One obvious benefit of this approach is more clarity and safety, since Foo' now explicitly declares that the result of the type-level function should have kind Type. The difference is more pronounced in the type-level map function, where the corresponding type constructor would look like the following:

data MapList :: (a -> Exp b) -> [a] -> Exp [b]

where

type Exp a = a -> Type

First, it correlates nicely with the signature of the term-level map function. Second, evaluating MapList with (a -> Exp b) and [a], must return Exp [b]; it is illegal to return a different type.

On the other hand, in the approach I introduced earlier, MapList would look like:

data MapList :: (a -> Type) -> [a] -> Type

which works, but is much less desirable.

Also, explicitly declaring the kind of the result may (I don’t know) improve error messages in some cases.
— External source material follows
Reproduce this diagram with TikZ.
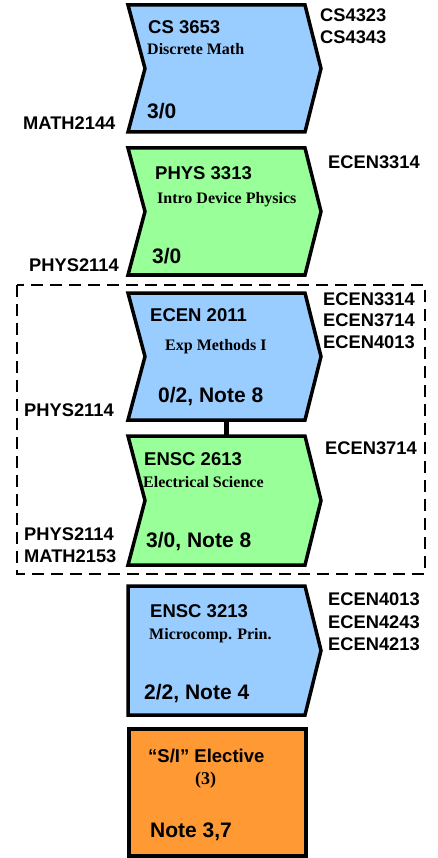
\documentclass[tikz,border=0pt]{standalone}
\usepackage{fontspec}
\setmainfont{Liberation Sans}
\newfontfamily\titlefont{Liberation Serif}
\usepackage{tikz}
\definecolor{courseblue}{RGB}{153,204,255}
\definecolor{coursegreen}{RGB}{153,255,153}
\definecolor{courseorange}{RGB}{255,153,51}

\begin{document}
\begin{tikzpicture}[x=1pt, y=-1pt,
				box/.style={draw=black, line width=3.5pt, line join=miter},
				code/.style={anchor=base west, inner sep=0pt, font=\bfseries\fontsize{18.5}{20}\selectfont},
				title/.style={anchor=base west, inner sep=0pt, font=\titlefont\bfseries\fontsize{16}{18}\selectfont},
				credit/.style={anchor=base west, inner sep=0pt, font=\bfseries\fontsize{21}{24}\selectfont},
				tag/.style={anchor=base west, inner sep=0pt, font=\bfseries\fontsize{18.3}{20}\selectfont}]
				\useasboundingbox (0,0) rectangle (438,858);
				% group frame
				\draw[line width=2pt, dash pattern=on 12pt off 7pt] (17,285) rectangle (425,574);
				% link between the two group courses
				\coordinate (exp-bot) at (226,420);
				\coordinate (elec-top) at (226,436);
				\draw[line width=5pt] (exp-bot) -- (elec-top);
				% course shapes
				\draw[box, fill=courseblue] (128,5) -- (305,5) -- (321,68.5) -- (305,132) -- (128,132) -- (145,68.5) -- cycle;
				\draw[box, fill=coursegreen] (128,148) -- (305,148) -- (321,211.5) -- (305,275) -- (128,275) -- (145,211.5) -- cycle;
				\draw[box, fill=courseblue] (128,293) -- (305,293) -- (321,356.5) -- (305,420) -- (128,420) -- (145,356.5) -- cycle;
				\draw[box, fill=coursegreen] (128,436) -- (305,436) -- (321,500.5) -- (305,565) -- (128,565) -- (145,500.5) -- cycle;
				\draw[box, fill=courseblue] (128,586) -- (305,586) -- (321,650.5) -- (305,715) -- (128,715) -- cycle;
				\draw[box, fill=courseorange] (129,729) rectangle (306,856);
				% CS 3653
				\node at (148,33.3) (cs-code) [code] {CS 3653};
				\node at (147,55) (cs-title) [title] {Discrete Math};
				\node at (147,119) (cs-credit) [credit] {3/0};
				\node at (320,21.7) (cs-next1) [tag] {CS4323};
				\node at (320,43.3) (cs-next2) [tag] {CS4343};
				\node at (23,129.3) (cs-pre) [tag] {MATH2144};
				% PHYS 3313
				\node at (155,179.3) (phys-code) [code] {PHYS 3313};
				\node at (157,204) (phys-title) [title] {Intro Device Physics};
				\node at (152,263.3) (phys-credit) [credit] {3/0};
				\node at (328,168.3) (phys-next) [tag] {ECEN3314};
				\node at (29,271.7) (phys-pre) [tag] {PHYS2114};
				% ECEN 2011
				\node at (150,321) (exp-code) [code] {ECEN 2011};
				\node at (165,350.7) (exp-title) [title] {Exp Methods I};
				\node at (158,402.7) (exp-credit) [credit] {0/2, Note 8};
				\node at (323,305) (exp-next1) [tag] {ECEN3314};
				\node at (323,326.7) (exp-next2) [tag] {ECEN3714};
				\node at (323,348.3) (exp-next3) [tag] {ECEN4013};
				\node at (24,416.7) (exp-pre) [tag] {PHYS2114};
				% ENSC 2613
				\node at (144,465.7) (elec-code) [code] {ENSC 2613};
				\node at (143,487.3) (elec-title) [title] {Electrical Science};
				\node at (146,547.7) (elec-credit) [credit] {3/0, Note 8};
				\node at (325,454.3) (elec-next) [tag] {ECEN3714};
				\node at (24,540.7) (elec-pre1) [tag] {PHYS2114};
				\node at (24,562.7) (elec-pre2) [tag] {MATH2153};
				% ENSC 3213
				\node at (150,617.3) (micro-code) [code] {ENSC 3213};
				\node at (149,639) (micro-title) [title] {Microcomp. Prin.};
				\node at (144,699.3) (micro-credit) [credit] {2/2, Note 4};
				\node at (328,605) (micro-next1) [tag] {ECEN4013};
				\node at (328,628.3) (micro-next2) [tag] {ECEN4243};
				\node at (328,650) (micro-next3) [tag] {ECEN4213};
				% S/I elective
				\node at (148,762.7) (elect-code) [code] {“S/I” Elective};
				\node at (195,784) (elect-title) [title, font=\titlefont\bfseries\fontsize{18}{20}\selectfont] {(3)};
				\node at (150,837.7) (elect-credit) [credit] {Note 3,7};
			\end{tikzpicture}
\end{document}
I’ll leave it to the reader to determine whether there are further benefits.

Type-level programming in Haskell is generally considered a double-edged sword. It can greatly improve type safety of your code and solve certain problems beautifully, but at this time, Haskell supports nowhere near the full capability of System Fω, there are plenty of gotchas, error messages can sometimes be unreadable, and on top of all that, the learning curve is pretty steep. So, “do it in moderation” seems to be pretty sound advice.